None of the Enterovirus 68 Patients to Develop Paralysis Has Fully Recovered, Doctor Says
Reseachers wanted to know why some enterovirus 68 patients became paralyzed.
-- When 4-year-old Allen Howe went from being a little goofball to being unable to move 80 percent of his body, his mother was in tears. Days earlier, he had a fever and a cough.
"I felt helpless," Teresa Howe told ABC News' "Nightline" in December. "He was lying in bed and he literally was screaming, 'Help me, Mom,' and I'm just bawling."
Allen was among the small fraction of children with the respiratory illness enterovirus 68 to develop sudden unexplained paralysis after the initial severe flu-like symptoms. Allen and the others are reportedly recovering, but Dr. Charles Chiu, who set out with a team of researchers to figure out why the paralysis set in to begin with, said none of the 25 children he studied have fully recovered from their paralysis or muscle weakness since last summer.
"I would say about a third of the children overall have had no recovery at all," he told ABC News. "For instance, if they had paralysis or weakness of the left arm, they still have it there. That's what's been worrisome."
Federal and state health officials have confirmed 1,153 enterovirus 68 cases in 49 states and Washington, D.C., from August through January. Fourteen patients died, and several clusters developed polio-like paralysis and muscle weakness. Chiu and his colleagues at the University of San Francisco set out to examine the link and determine why some children developed this side effect but not others.
They know that the paralysis and weakness is brought on by acute flaccid myelitis, or inflammation of the nerve cells, but it's tough to say how it's connected to the virus, experts say.
Chiu and his team at the University of California San Francisco and the University of Colorado published their study this week in the medical journal The Lancet. They found that of two siblings with identical strains of enterovirus 68, only one developed paralysis, leading Chiu to suspect that the virus alone may not be at fault for the paralysis. It could be an abnormal immune system response.

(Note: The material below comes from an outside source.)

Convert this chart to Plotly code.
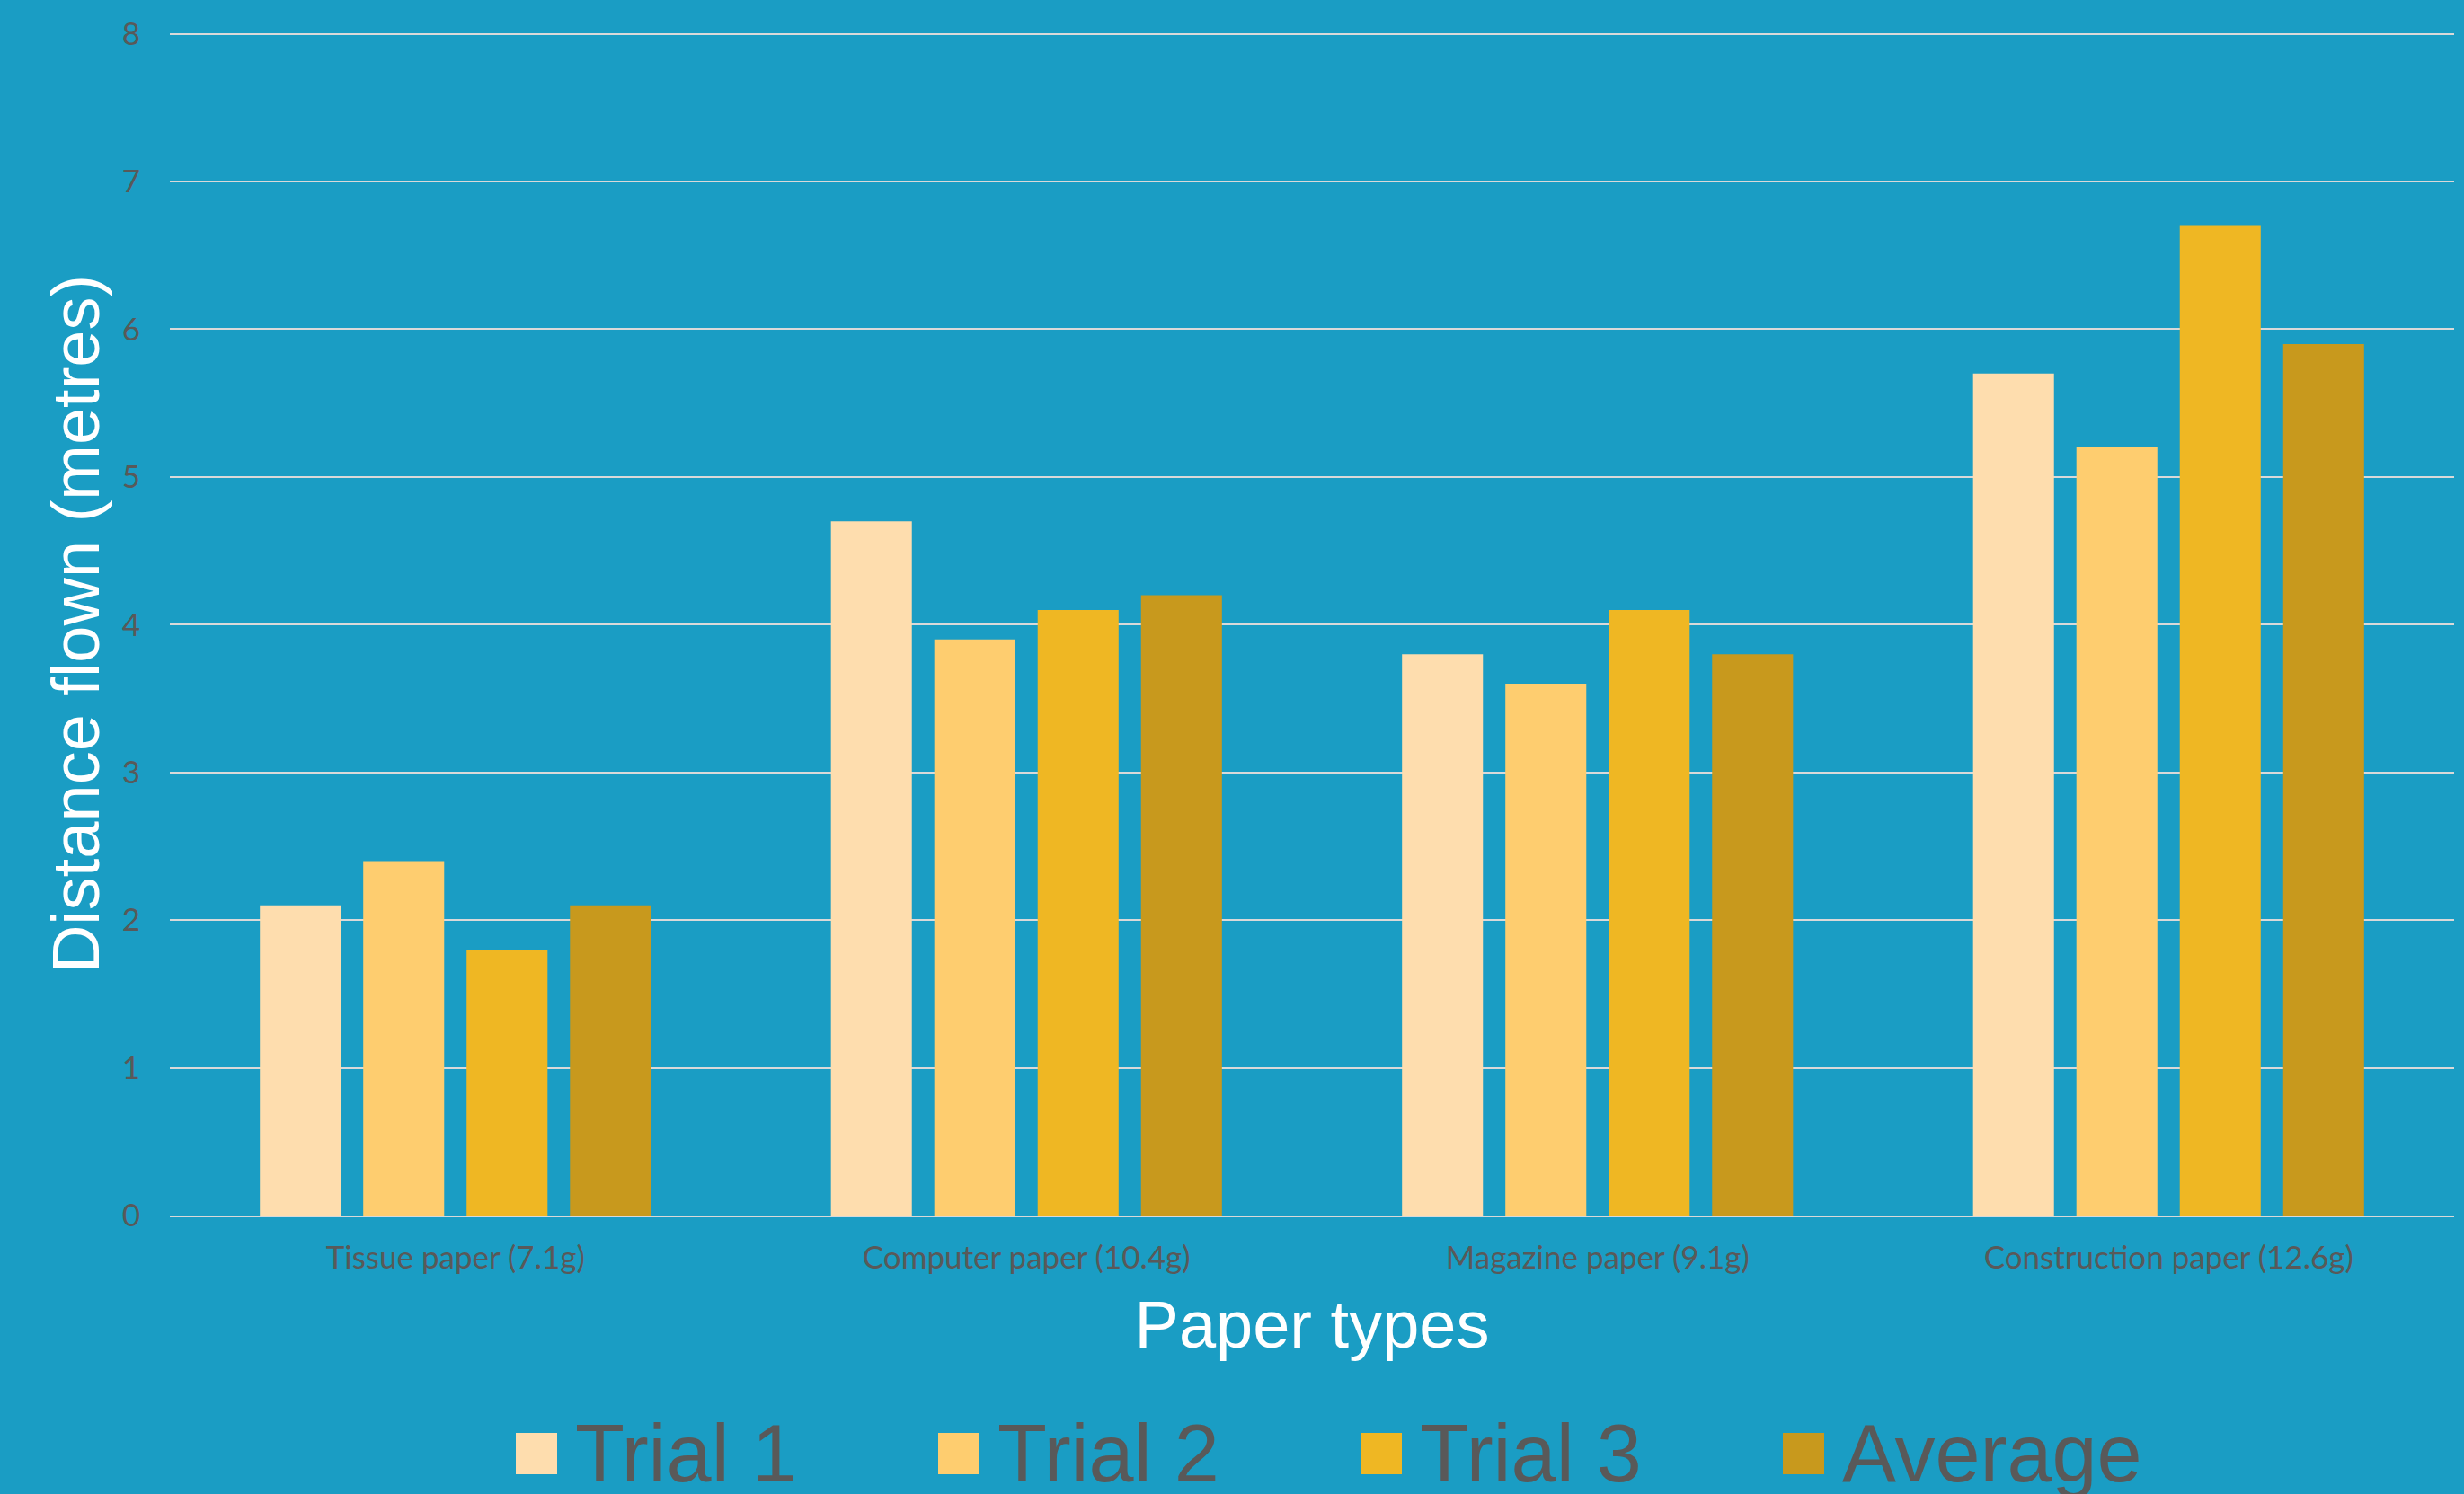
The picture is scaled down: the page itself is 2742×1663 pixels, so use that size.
import plotly.graph_objects as go

categories = ["Tissue paper (7.1g)", "Computer paper (10.4g)", "Magazine paper (9.1g)", "Construction paper (12.6g)"]
series_names = ["Trial 1", "Trial 2", "Trial 3", "Average"]
trial1 = [2.1, 4.7, 3.8, 5.7]
trial2 = [2.4, 3.9, 3.6, 5.2]
trial3 = [1.8, 4.1, 4.1, 6.7]
average = [2.1, 4.2, 3.8, 5.9]
y_ticks = [0, 1, 2, 3, 4, 5, 6, 7, 8]

colors = ["#FEDDAE", "#FECD6F", "#EFB723", "#C8991D"]
values = [trial1, trial2, trial3, average]

BG = "#1A9DC4"
GRID = "#D9D9D9"
TXT = "#595959"

W, H = 2742, 1663
ML, MR, MT, MB = 189, 11, 36, 310

fig = go.Figure()
for name, vals, col in zip(series_names, values, colors):
    fig.add_trace(go.Bar(name=name, x=categories, y=vals, marker=dict(color=col, line=dict(width=0)),
                         showlegend=False))

# manual legend (large symbols)
plot_h = H - MT - MB
plot_w = W - ML - MR
legend_y_px = 1618
sq = 46
sq_x = [574, 1044, 1514, 1984]
for name, col, x0 in zip(series_names, colors, sq_x):
    x0p = (x0 - ML) / plot_w
    x1p = (x0 + sq - ML) / plot_w
    y0p = (H - MB - (legend_y_px + sq / 2)) / plot_h
    y1p = (H - MB - (legend_y_px - sq / 2)) / plot_h
    fig.add_shape(type="rect", xref="paper", yref="paper", x0=x0p, x1=x1p, y0=y0p, y1=y1p,
                  fillcolor=col, line=dict(width=0))
    fig.add_annotation(xref="paper", yref="paper", x=(x0 + sq + 18 - ML) / plot_w,
                       y=(H - MB - legend_y_px) / plot_h, xanchor="left", yanchor="middle",
                       text=name, showarrow=False,
                       font=dict(family="Liberation Sans, Arial", size=90, color=TXT))

fig.update_layout(
    width=W, height=H,
    paper_bgcolor=BG, plot_bgcolor=BG,
    margin=dict(l=ML, r=MR, t=MT, b=MB),
    barmode="group", bargap=0.276, bargroupgap=0.217,
    showlegend=False,
    xaxis=dict(
        title=dict(text="Paper types", font=dict(family="Liberation Sans, Arial", size=74, color="white"), standoff=30),
        tickfont=dict(family="Lato", size=35, color=TXT),
        showgrid=False, showline=True, linecolor=GRID, linewidth=2,
        ticks="outside", ticklen=15, tickcolor="rgba(0,0,0,0)",
    ),
    yaxis=dict(
        title=dict(text="Distance flown (metres)", font=dict(family="Liberation Sans, Arial", size=74, color="white"), standoff=0),
        range=[0, 8.01], tickvals=y_ticks, ticktext=[str(v) for v in y_ticks],
        tickfont=dict(family="Lato", size=35, color=TXT),
        showgrid=True, gridcolor=GRID, gridwidth=2, zeroline=False,
        ticks="outside", ticklen=25, tickcolor="rgba(0,0,0,0)",
    ),
)

fig.write_html("out.html", config={"displayModeBar": False})

with open("out.html", "r", encoding="utf-8") as f:
    html = f.read()
html = html.replace("<head>", "<head><style>html,body{margin:0;padding:0;background:%s;overflow:hidden;}</style>" % BG, 1)
with open("out.html", "w", encoding="utf-8") as f:
    f.write(html)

"This suggests that it's not only the virus, but also patients' individual biology that determines what disease they may present with," Chiu noted in a statement accompanying the study's publication.
The researchers also noticed that they didn't find traces of the virus in the cerebrospinal fluid surrounding the inflamed nerve cells, leading them to believe the virus wasn't directly attacking them. Chiu said it's crucial to continue searching for answers.
"Given that none of the children have fully recovered, we urgently need to continue investigating this new strain of EV-D68 [enterovirus 69] and its potential to cause acute flaccid myelitis."
The peak enterovirus season has been over for some time, but Dr. Kathryn Miller, assistant professor of pediatrics at Vanderbilt University Medical Center in Nashville, Tennessee, said it could come back next year.
As a mother of four, she said she thinks it's important to remember that cases will go away like normal colds. Parents should remind their children to wash their hands thoroughly, and if a child's cold seems more severe than usual, parents should call their family doctor.